Tuesday, August 19, 2008

Writing on Almost Naked

A few months ago, I got contacted by writer Marc Nieson for getting permission to write some of my portraits from Almost Naked, creatively not critically. Marc Nieson is a novelist and a screenwriter who won Special Jury Prize at the 2007 Venice Film Festival for his screenplay The Speed of Life, he also teaches at Chatham University for the MFA Creative Writing.

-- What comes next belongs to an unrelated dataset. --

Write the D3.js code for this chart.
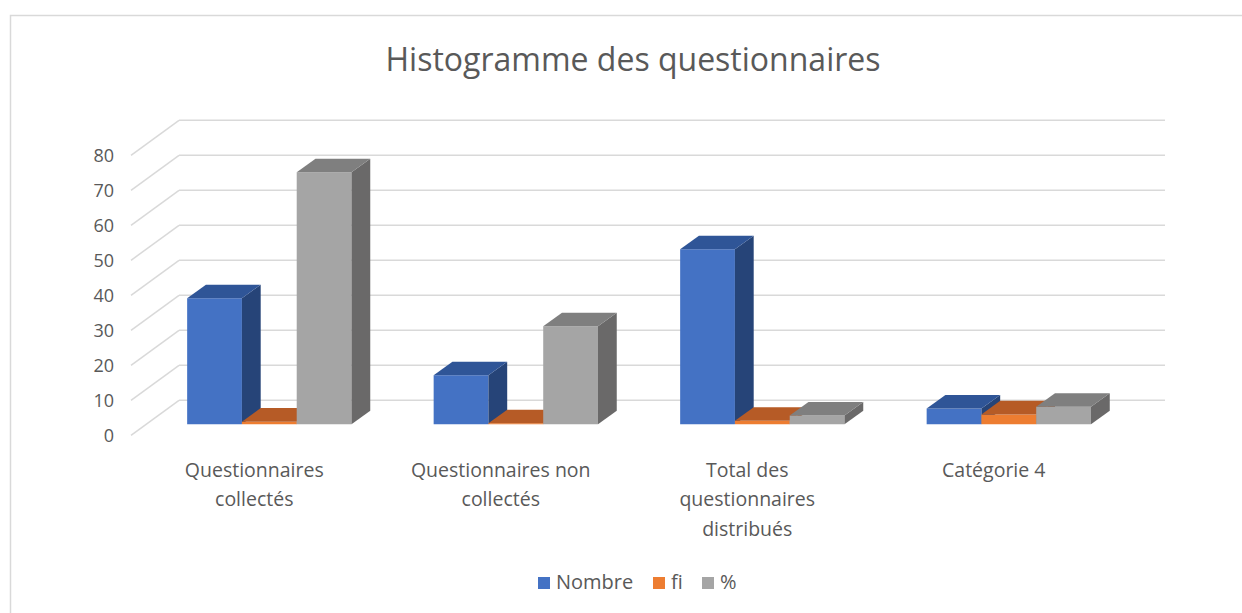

The writing on my work is initially commissioned by Silver Eye Center for Photography and Sherrie Flick as part of their "Point of View" programming. Here is two pieces of wonderful writing on two of my portraits. I am truly honored and love the pieces. It is refreshing to read stories of the pictures I have made, they stirs my memory a little bit.

The Pomegranate

So, what should I say?

One day even this will embarrass you, no
doubt. My dress, thick as drawing room
curtains yet just as revealing, your school
uniform with its creases of confusion. All like
some tapestry. Some tableau.

Perhaps Hamlet said it best — words, words,
words. Sumptuous, forbidden, divulge,
indulge. I’ll spare you the seasons of details.
Mostly, it’s not what you think. Let alone what
you’d ask. Of your father, you already know. At
least what’s felt necessary. Perhaps I’ve been
wrong to say so little. Certainly it’s ripe for that
talk too, but not today. All in due moments, I
promise.

The world is often halved. Our eyes typically
reveal less than our gestures. It’s all a pose. A
drama. Take note of the frame.

What else? Yes, take a big bite.There are many
seeds.


Room Service

That’s all I really wanted. Someplace warm for
the night. A room with a number, and tiny
mints on each pillow. Bible in the drawer.
Doesn’t seem so much to ask for, at least
tonight. Or that shoe store up the block with
the $10 sale. They’ll open at noon.

Outside it’s raining, not that you can tell. High
school was so easy, eight periods a day. Now
I’m between beds with this ocean in my head.
Still feeling kind of queasy. Footsteps next
door. They make it all sound so simple.
Directions you can follow written on the wall.
Do not disturb. Leave the towels on the floor.
In case of emergency, head for the stairs.

And in the morning it’s the maids who’ll come
knocking. They’ll clean up your mess, then roll
down the hall. I won’t speak their language,
won’t know from where they came. Maybe
they’ve got infants at home, maybe not. Maybe
I won’t go to hell.


-Marc Nieson

1 comment:

sylvia said...

Shen,

We are truly honored to have been able to provide this opportunity to excellent writers like Marc Nieson. His interpretations are so interesting and of course it helps to have such rich visual experiences to draw on. Thanks so much to both of you and Sherrie Flick for helping us make this happen. And thanks for blogging about it!